Muita controvérsia surgiu deste acidente trágico. A poça de óleo que teria causado o acidente havia sido identificada antes da largada, a organização da corrida tentou cobri-la com areia, mas mesmo assim, a largada foi dada.
Algumas pesquisas, muito bem fundamentadas, mostram que o motor do carro de Trossi, mesmo tento perdido um cilindro, não teria derramado tanto óleo na pista, pois o volume restante em seu cárter mostrava que não vazou em grande quantidade, senão estaria praticamente vazio. Não havia nenhuma avaria na parte inferior do bloco que mostrasse algum vazamento de óleo. Possivelmente como não foi observado nenhuma outra justificativa, a culpa recaiu sobre o Duesenberg.
No dia do acidente, o clima estava frio, muito húmido e levemente chuvoso. De modo geral, os carros tinham pequenos vazamentos de óleo, graxa das juntas de suspensão e chassi, bem diferente das modernas formas de vedação de hoje me dia. A tecnologia de pneus da época e as condições do piso do circuito de Monza não eram nada favoráveis para a segurança dos pilotos, e os carros já passavam dos 200 km/h. É bem mais provável que a combinação de todos estes fatores tenha causado o acidente, e não apenas o motor Clemons do Duesenberg.
Trossi nunca mais disputou uma prova com o carro, e acabou vendendo-o para Whitney Straight, um nova-iorquino envolvido no automobilismo europeu de primeira linha e na aviação. Ele também era genro de Woolf Barnato, um dos grandes nomes da Bentley, que já falamos aqui no AE.
Além do fim da linha para o Duesenberg na Escuderia Ferrari, o próprio Conde Trossi deixaria seu posto de presidente da equipe em 1935 para seguir sua vida empreendedora no automobilismo, tentando criar seu próprio carro, o Trossi-Monaco, história que ainda contarem por aqui.
Depois de Whitney, o Duesenberg passou por alguns donos, até chegar ao acervo do Museu de Brooksland, onde reside hoje, pintado de vermelho mas sem o logo da Escuderia Ferrari. Está como disputou suas últimas corridas.
A ideia de importar um carro com excelentes referências dos Estados Unidos, fabricado por quem estava vencendo as 500 Milhas de Indianápolis, soava como um ótimo negócio.
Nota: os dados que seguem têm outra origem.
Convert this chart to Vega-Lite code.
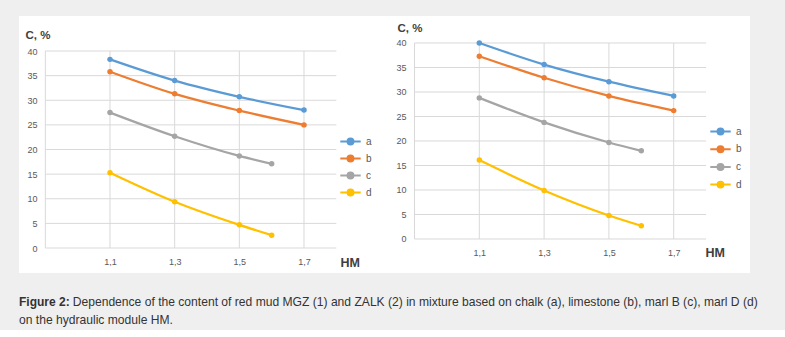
{
  "$schema": "https://vega.github.io/schema/vega-lite/v6.json",
  "background": "#efefef",
  "padding": {"left": 19, "top": 16, "right": 35, "bottom": 4},
  "config": {"view": {"stroke": null, "fill": "white"}, "font": "Liberation Sans"},
  "datasets": {
    "hgrid": [{"v": 0}, {"v": 5}, {"v": 10}, {"v": 15}, {"v": 20}, {"v": 25}, {"v": 30}, {"v": 35}, {"v": 40}],
    "vgrid": [{"v": 0.9}, {"v": 1.1}, {"v": 1.3}, {"v": 1.5}, {"v": 1.7}],
    "mgz": [
      {"series": "a", "HM": 1.1, "C": 38.3}, {"series": "a", "HM": 1.3, "C": 34.0}, {"series": "a", "HM": 1.5, "C": 30.7}, {"series": "a", "HM": 1.7, "C": 28.0},
      {"series": "b", "HM": 1.1, "C": 35.8}, {"series": "b", "HM": 1.3, "C": 31.3}, {"series": "b", "HM": 1.5, "C": 27.9}, {"series": "b", "HM": 1.7, "C": 25.0},
      {"series": "c", "HM": 1.1, "C": 27.5}, {"series": "c", "HM": 1.3, "C": 22.7}, {"series": "c", "HM": 1.5, "C": 18.7}, {"series": "c", "HM": 1.6, "C": 17.1},
      {"series": "d", "HM": 1.1, "C": 15.3}, {"series": "d", "HM": 1.3, "C": 9.4}, {"series": "d", "HM": 1.5, "C": 4.7}, {"series": "d", "HM": 1.6, "C": 2.6}
    ],
    "zalk": [
      {"series": "a", "HM": 1.1, "C": 40.0}, {"series": "a", "HM": 1.3, "C": 35.6}, {"series": "a", "HM": 1.5, "C": 32.1}, {"series": "a", "HM": 1.7, "C": 29.2},
      {"series": "b", "HM": 1.1, "C": 37.3}, {"series": "b", "HM": 1.3, "C": 32.9}, {"series": "b", "HM": 1.5, "C": 29.2}, {"series": "b", "HM": 1.7, "C": 26.2},
      {"series": "c", "HM": 1.1, "C": 28.8}, {"series": "c", "HM": 1.3, "C": 23.8}, {"series": "c", "HM": 1.5, "C": 19.7}, {"series": "c", "HM": 1.6, "C": 18.0},
      {"series": "d", "HM": 1.1, "C": 16.1}, {"series": "d", "HM": 1.3, "C": 9.9}, {"series": "d", "HM": 1.5, "C": 4.8}, {"series": "d", "HM": 1.6, "C": 2.7}
    ]
  },
  "title": {
    "text": "Figure 2:",
    "subtitle": ["\u200b\u00a0\u00a0\u00a0\u00a0\u00a0\u00a0\u00a0\u00a0\u00a0\u00a0\u00a0\u00a0\u00a0\u00a0\u00a0\u00a0Dependence of the content of red mud MGZ (1) and ZALK (2) in mixture based on chalk (a), limestone (b), marl B (c), marl D (d)", "on the hydraulic module HM."],
    "orient": "bottom",
    "anchor": "start",
    "offset": 24,
    "font": "Liberation Sans",
    "fontSize": 12,
    "fontWeight": "bold",
    "color": "#333333",
    "subtitleFont": "Liberation Sans",
    "subtitleFontSize": 12.1,
    "subtitleColor": "#333333",
    "subtitleLineHeight": 18,
    "subtitlePadding": -13.5
  },
  "resolve": {"legend": {"color": "independent"}},
  "spacing": 0,
  "hconcat": [
    {
      "width": 366,
      "height": 257,
      "layer": [
        {
          "data": {"name": "hgrid"},
          "mark": {"type": "rule", "color": "#d9d9d9", "strokeWidth": 1},
          "encoding": {
            "y": {"field": "v", "type": "quantitative", "scale": {"domain": [-5.076, 47.107], "nice": false, "zero": false},
              "axis": {"title": "C, %", "values": [0, 5, 10, 15, 20, 25, 30, 35, 40], "labelOverlap": false, "ticks": false, "domain": false, "grid": false, "offset": -26, "labelPadding": 8, "labelFontSize": 9, "labelColor": "#595959", "titleAngle": 0, "titleX": -20, "titleY": 19, "titleAlign": "left", "titleBaseline": "middle", "titleFontSize": 11.5, "titleFontWeight": "bold", "titleColor": "#404040"}},
            "x": {"datum": 0.9, "type": "quantitative", "scale": {"domain": [0.81856, 1.95052], "nice": false, "zero": false},
              "axis": {"title": "HM", "values": [1.1, 1.3, 1.5, 1.7], "format": ".1f", "labelExpr": "replace(datum.label, '.', ',')", "labelOverlap": false, "ticks": false, "domain": false, "grid": false, "offset": -25, "labelPadding": 9, "labelFontSize": 9, "labelColor": "#595959", "titleX": 321, "titleY": 14, "titleAlign": "left", "titleBaseline": "middle", "titleFontSize": 12.5, "titleFontWeight": "bold", "titleColor": "#404040"}},
            "x2": {"datum": 1.8}
          }
        },
        {
          "data": {"name": "vgrid"},
          "mark": {"type": "rule", "color": "#d9d9d9", "strokeWidth": 1},
          "encoding": {
            "x": {"field": "v", "type": "quantitative", "scale": {"domain": [0.81856, 1.95052], "nice": false, "zero": false},
              "axis": {"title": "HM", "values": [1.1, 1.3, 1.5, 1.7], "format": ".1f", "labelExpr": "replace(datum.label, '.', ',')", "labelOverlap": false, "ticks": false, "domain": false, "grid": false, "offset": -25, "labelPadding": 9, "labelFontSize": 9, "labelColor": "#595959", "titleX": 321, "titleY": 14, "titleAlign": "left", "titleBaseline": "middle", "titleFontSize": 12.5, "titleFontWeight": "bold", "titleColor": "#404040"}},
            "y": {"datum": 0, "type": "quantitative", "scale": {"domain": [-5.076, 47.107], "nice": false, "zero": false},
              "axis": {"title": "C, %", "values": [0, 5, 10, 15, 20, 25, 30, 35, 40], "labelOverlap": false, "ticks": false, "domain": false, "grid": false, "offset": -26, "labelPadding": 8, "labelFontSize": 9, "labelColor": "#595959", "titleAngle": 0, "titleX": -20, "titleY": 19, "titleAlign": "left", "titleBaseline": "middle", "titleFontSize": 11.5, "titleFontWeight": "bold", "titleColor": "#404040"}},
            "y2": {"datum": 40}
          }
        },
        {
          "data": {"name": "mgz"},
          "mark": {"type": "line", "interpolate": "monotone", "strokeWidth": 2.25, "point": {"filled": true, "size": 30}},
          "encoding": {
            "x": {"field": "HM", "type": "quantitative", "scale": {"domain": [0.81856, 1.95052], "nice": false, "zero": false},
              "axis": {"title": "HM", "values": [1.1, 1.3, 1.5, 1.7], "format": ".1f", "labelExpr": "replace(datum.label, '.', ',')", "labelOverlap": false, "ticks": false, "domain": false, "grid": false, "offset": -25, "labelPadding": 9, "labelFontSize": 9, "labelColor": "#595959", "titleX": 321, "titleY": 14, "titleAlign": "left", "titleBaseline": "middle", "titleFontSize": 12.5, "titleFontWeight": "bold", "titleColor": "#404040"}},
            "y": {"field": "C", "type": "quantitative", "scale": {"domain": [-5.076, 47.107], "nice": false, "zero": false},
              "axis": {"title": "C, %", "values": [0, 5, 10, 15, 20, 25, 30, 35, 40], "labelOverlap": false, "ticks": false, "domain": false, "grid": false, "offset": -26, "labelPadding": 8, "labelFontSize": 9, "labelColor": "#595959", "titleAngle": 0, "titleX": -20, "titleY": 19, "titleAlign": "left", "titleBaseline": "middle", "titleFontSize": 11.5, "titleFontWeight": "bold", "titleColor": "#404040"}},
            "color": {"field": "series", "type": "nominal", "scale": {"domain": ["a", "b", "c", "d"], "range": ["#5B9BD5", "#ED7D31", "#A5A5A5", "#FFC000"]},
              "legend": {"orient": "none", "legendX": 322, "legendY": 116, "title": null, "padding": 0, "rowPadding": 0, "symbolType": "M-1.2,0H1.2M-0.35,0A0.35,0.35,0,1,1,0.35,0A0.35,0.35,0,1,1,-0.35,0Z", "symbolSize": 289, "symbolStrokeWidth": 2, "labelFontSize": 10, "labelColor": "#595959", "labelOffset": 6,
                "encode": {"symbols": {"update": {"fill": {"scale": "color", "field": "value"}, "stroke": {"scale": "color", "field": "value"}}}}}}
          }
        }
      ]
    },
    {
      "width": 365,
      "height": 257,
      "layer": [
        {
          "data": {"name": "hgrid"},
          "mark": {"type": "rule", "color": "#d9d9d9", "strokeWidth": 1},
          "encoding": {
            "y": {"field": "v", "type": "quantitative", "scale": {"domain": [-6.94, 45.51], "nice": false, "zero": false},
              "axis": {"title": "C, %", "values": [0, 5, 10, 15, 20, 25, 30, 35, 40], "labelOverlap": false, "ticks": false, "domain": false, "grid": false, "offset": -30, "labelPadding": 9, "labelFontSize": 9, "labelColor": "#595959", "titleAngle": 0, "titleX": -18, "titleY": 12, "titleAlign": "left", "titleBaseline": "middle", "titleFontSize": 11.5, "titleFontWeight": "bold", "titleColor": "#404040"}},
            "x": {"datum": 0.9, "type": "quantitative", "scale": {"domain": [0.8089, 1.9355], "nice": false, "zero": false},
              "axis": {"title": "HM", "values": [1.1, 1.3, 1.5, 1.7], "format": ".1f", "labelExpr": "replace(datum.label, '.', ',')", "labelOverlap": false, "ticks": false, "domain": false, "grid": false, "offset": -34, "labelPadding": 9, "labelFontSize": 9, "labelColor": "#595959", "titleX": 320, "titleY": 13, "titleAlign": "left", "titleBaseline": "middle", "titleFontSize": 12.5, "titleFontWeight": "bold", "titleColor": "#404040"}},
            "x2": {"datum": 1.8}
          }
        },
        {
          "data": {"name": "vgrid"},
          "mark": {"type": "rule", "color": "#d9d9d9", "strokeWidth": 1},
          "encoding": {
            "x": {"field": "v", "type": "quantitative", "scale": {"domain": [0.8089, 1.9355], "nice": false, "zero": false},
              "axis": {"title": "HM", "values": [1.1, 1.3, 1.5, 1.7], "format": ".1f", "labelExpr": "replace(datum.label, '.', ',')", "labelOverlap": false, "ticks": false, "domain": false, "grid": false, "offset": -34, "labelPadding": 9, "labelFontSize": 9, "labelColor": "#595959", "titleX": 320, "titleY": 13, "titleAlign": "left", "titleBaseline": "middle", "titleFontSize": 12.5, "titleFontWeight": "bold", "titleColor": "#404040"}},
            "y": {"datum": 0, "type": "quantitative", "scale": {"domain": [-6.94, 45.51], "nice": false, "zero": false},
              "axis": {"title": "C, %", "values": [0, 5, 10, 15, 20, 25, 30, 35, 40], "labelOverlap": false, "ticks": false, "domain": false, "grid": false, "offset": -30, "labelPadding": 9, "labelFontSize": 9, "labelColor": "#595959", "titleAngle": 0, "titleX": -18, "titleY": 12, "titleAlign": "left", "titleBaseline": "middle", "titleFontSize": 11.5, "titleFontWeight": "bold", "titleColor": "#404040"}},
            "y2": {"datum": 40}
          }
        },
        {
          "data": {"name": "zalk"},
          "mark": {"type": "line", "interpolate": "monotone", "strokeWidth": 2.25, "point": {"filled": true, "size": 30}},
          "encoding": {
            "x": {"field": "HM", "type": "quantitative", "scale": {"domain": [0.8089, 1.9355], "nice": false, "zero": false},
              "axis": {"title": "HM", "values": [1.1, 1.3, 1.5, 1.7], "format": ".1f", "labelExpr": "replace(datum.label, '.', ',')", "labelOverlap": false, "ticks": false, "domain": false, "grid": false, "offset": -34, "labelPadding": 9, "labelFontSize": 9, "labelColor": "#595959", "titleX": 320, "titleY": 13, "titleAlign": "left", "titleBaseline": "middle", "titleFontSize": 12.5, "titleFontWeight": "bold", "titleColor": "#404040"}},
            "y": {"field": "C", "type": "quantitative", "scale": {"domain": [-6.94, 45.51], "nice": false, "zero": false},
              "axis": {"title": "C, %", "values": [0, 5, 10, 15, 20, 25, 30, 35, 40], "labelOverlap": false, "ticks": false, "domain": false, "grid": false, "offset": -30, "labelPadding": 9, "labelFontSize": 9, "labelColor": "#595959", "titleAngle": 0, "titleX": -18, "titleY": 12, "titleAlign": "left", "titleBaseline": "middle", "titleFontSize": 11.5, "titleFontWeight": "bold", "titleColor": "#404040"}},
            "color": {"field": "series", "type": "nominal", "scale": {"domain": ["a", "b", "c", "d"], "range": ["#5B9BD5", "#ED7D31", "#A5A5A5", "#FFC000"]},
              "legend": {"orient": "none", "legendX": 326, "legendY": 106, "title": null, "padding": 0, "rowPadding": 0.7, "symbolType": "M-1.2,0H1.2M-0.35,0A0.35,0.35,0,1,1,0.35,0A0.35,0.35,0,1,1,-0.35,0Z", "symbolSize": 289, "symbolStrokeWidth": 2, "labelFontSize": 10, "labelColor": "#595959", "labelOffset": 6,
                "encode": {"symbols": {"update": {"fill": {"scale": "color", "field": "value"}, "stroke": {"scale": "color", "field": "value"}}}}}}
          }
        }
      ]
    }
  ]
}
Talvez se não fosse pelo trágico desfecho de Monza, o Duesenberg-Clemons poderia ter se tornado um carro vencedor nas mãos de Enzo Ferrari, que na época sofria com os altos e baixos da direção da Alfa Romeo.
Enzo vinha lidando com a morte desde seus primeiros anos no automobilismo, e a perda de Campari foi um de seus grandes baques. Há quem diga que daí em diante, Ferrari começou a se afastar emocionalmente de seus pilotos, pois as perdas eram dolorosas.